There wasn’t very much development in the area in the last half of the 20th century; with the exception of the construction of I-45, Highway 59, and the Elysian Viaduct; all of which have cut through the neighborhood creating new boundaries and changing the flow of community life.
Fortunately, we have everything that we need all centralized within a five-block stretch of Quitman St. Davis High School, Marshal Middle School, and Carnegie Neighborhood Library (not a real Carnegie Library) all meet at the same intersection which is across the street from the local supermarket, Fiesta.
Down a block the other way you find the new Ketelsen Elementary School building. There's also a newer suburban-style Walgreens drug store and a few smaller local shops like the Houston Bakery Taqueria and Del's Ice Cream. This is arguably the center of the Near Northside. All kinds of Northsiders find themselves going through this area at one point or another to do business, go to school, grab a bite, or whatever.
What we don’t have is a centralized public space with a reason to get out and walk around and interact with each other; like a plaza, or a mall, or a square. With no such physical space, we don't have room to congregate. We are forced to meet in taquerias, small meeting rooms in schools or libraries, or people's homes. All those options are not only limited in their capacity and accessibility, but they are out of public view, preventing passer-by engagement.

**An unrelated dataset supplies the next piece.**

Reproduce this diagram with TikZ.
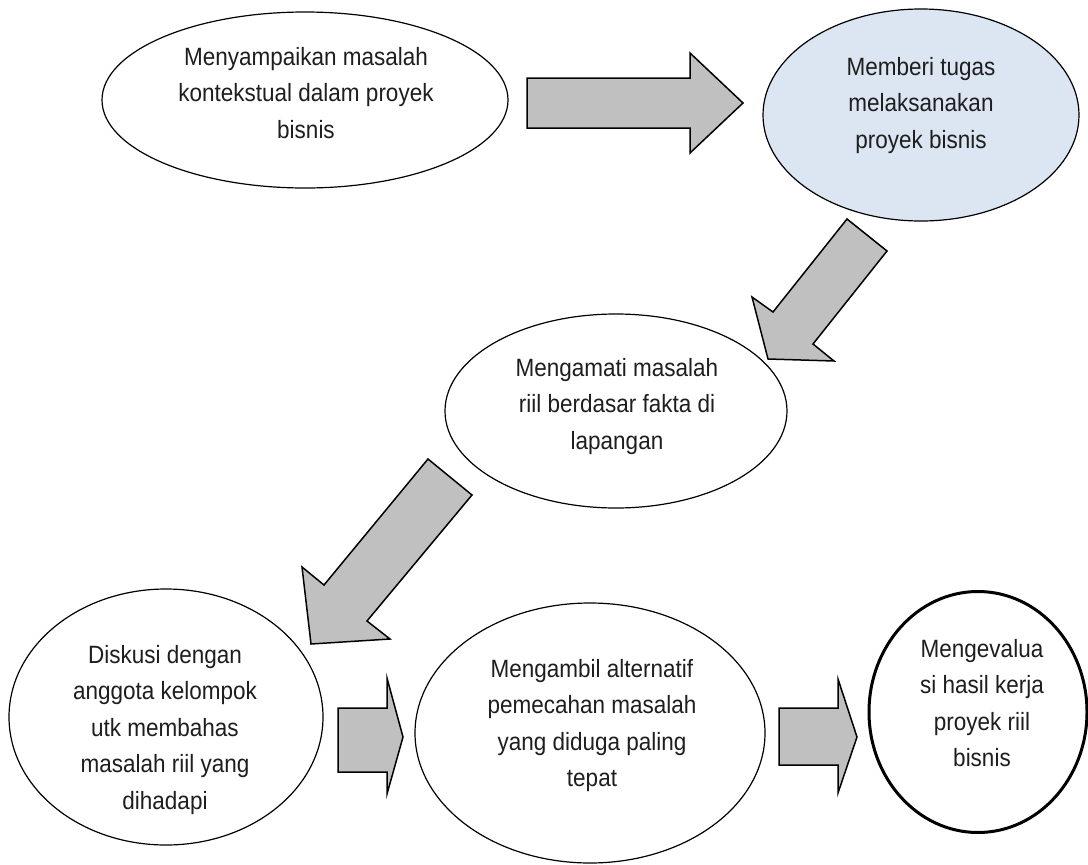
\documentclass[tikz,border=0pt]{standalone}
\usepackage{fontspec}
\setmainfont{Liberation Sans}[FakeStretch=0.9]
\usetikzlibrary{shapes.geometric}
\definecolor{arrowgray}{HTML}{C0C0C0}
\definecolor{lightblue}{HTML}{DCE6F2}
\definecolor{txt}{HTML}{1E1E1E}
\newcommand\textlines[1]{\begin{tabular}[t]{@{}c@{}}#1\end{tabular}}
\begin{document}
\begin{tikzpicture}[x=1pt,y=-1pt,
  bubble/.style={ellipse, draw=black, line width=1.2pt, fill=white, inner sep=0pt},
  lbl/.style={anchor=base, inner sep=0pt, text=txt, font=\fontsize{25}{36.6}\selectfont},
  blockarrow/.style={draw=black, fill=arrowgray, line width=1.5pt, line join=miter}]
\useasboundingbox (0,0) rectangle (1088,865);
% ellipses
\node[bubble, minimum width=406pt, minimum height=176pt] (e1) at (305,100) {};
\node[bubble, fill=lightblue, minimum width=316pt, minimum height=212pt] (e2) at (921,115) {};
\node[bubble, minimum width=342pt, minimum height=194pt] (e3) at (616,411) {};
\node[bubble, minimum width=314pt, minimum height=256pt] (e4) at (166,717) {};
\node[bubble, minimum width=350pt, minimum height=260pt] (e5) at (590,733) {};
\node[bubble, line width=3pt, minimum width=218pt, minimum height=241pt] (e6) at (978,712) {};
% texts
\node[lbl] (t1) at (306,65) {\textlines{Menyampaikan masalah\\kontekstual dalam proyek\\bisnis}};
\node[lbl] (t2) at (921,75) {\textlines{Memberi tugas\\melaksanakan\\proyek bisnis}};
\node[lbl] (t3) at (617,376) {\textlines{Mengamati masalah\\riil berdasar fakta di\\lapangan}};
\node[lbl] (t4) at (165,663) {\textlines{Diskusi dengan\\anggota kelompok\\utk membahas\\masalah riil yang\\dihadapi}};
\node[lbl] (t5) at (592,677) {\textlines{Mengambil alternatif\\pemecahan masalah\\yang diduga paling\\tepat}};
\node[lbl] (t6) at (982,657) {\textlines{Mengevalua\\si hasil kerja\\proyek riil\\bisnis}};
% block arrows
\draw[blockarrow] (527,78) -- (690,78) -- (690,53) -- (743,103) -- (690,153) -- (690,128) -- (527,128) -- cycle;
\draw[blockarrow] (847,219) -- (887,251) -- (813,344) -- (834,361) -- (768,359) -- (752,297) -- (773,312) -- cycle;
\draw[blockarrow] (428,459) -- (472,495) -- (367,621) -- (390,639) -- (311,644) -- (302,567) -- (324,585) -- cycle;
\draw[blockarrow] (338,708) -- (387,708) -- (387,678) -- (403,737) -- (387,794) -- (387,772) -- (338,772) -- cycle;
\draw[blockarrow] (779,708) -- (838,708) -- (838,679) -- (857,737) -- (838,793) -- (838,765) -- (779,765) -- cycle;
\end{tikzpicture}
\end{document}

However, in between the Carnegie Library and Marshal Middle School is a small patch of green space called John Castillo Park (no relation). It has a sign from the Parks and Recreation Department, and is accessible from the library and the middle school. It is also accessible from Quitman Street and from Noble Street, except that the entire thing is fenced in and the gates are seldom open.
The ownership and custodianship of that land seems to be in question. It appears to be public property, but the school uses it as something of a front-yard during lunchtime and dismissal, conveniently corralling the students in this fenced in area which extends around the library parking lot.
When combined with the library, this park seems to be the best choice for the kind of public space that allows neighbors to gather easily without cultural or economic barriers. It is within walking distance to a large portion of the neighborhood, and is located where people tend to go on a daily basis, anyway.
It would be especially attractive if there were an increase in small retail (coffee houses, cafes, small shops, etc.). It would be the place that we stop to sit between errands or just a nice detour. The adjacent library could provide wi-fi and park features like the amphitheater and the playground could be enhanced.
Northsiders see this need and the community has come together to redesign the park. Of course, the city officials have informed the community that there is no money in the Capital Improvement Plan for this project. The only way to get this kind of space is for us to claim it for ourselves.
We will do this by holding festivals and events in the park or on the street, reinvigorating the activity, and encouraging denser activity around it. The 2nd annual Sabor Del Northside festival will be held in the park this month, generating some of that energy and letting our elected officials know about the community’s desire for this kind of space.
The Near Northside has a lot to say, and we need a place to say it. We need that space to express our distinct history and culture within the context of our city.
We need that accessible public area where neighbors can have encounters that are out in the world and part of urban life, but close enough to home to make us want to take ownership.
Every now and then, we will need that physical platform to let our collective voices manifest into the political will that will end the decades of neglect and divestment in the ‘hood.
Without it, we can’t get to the next level as a community.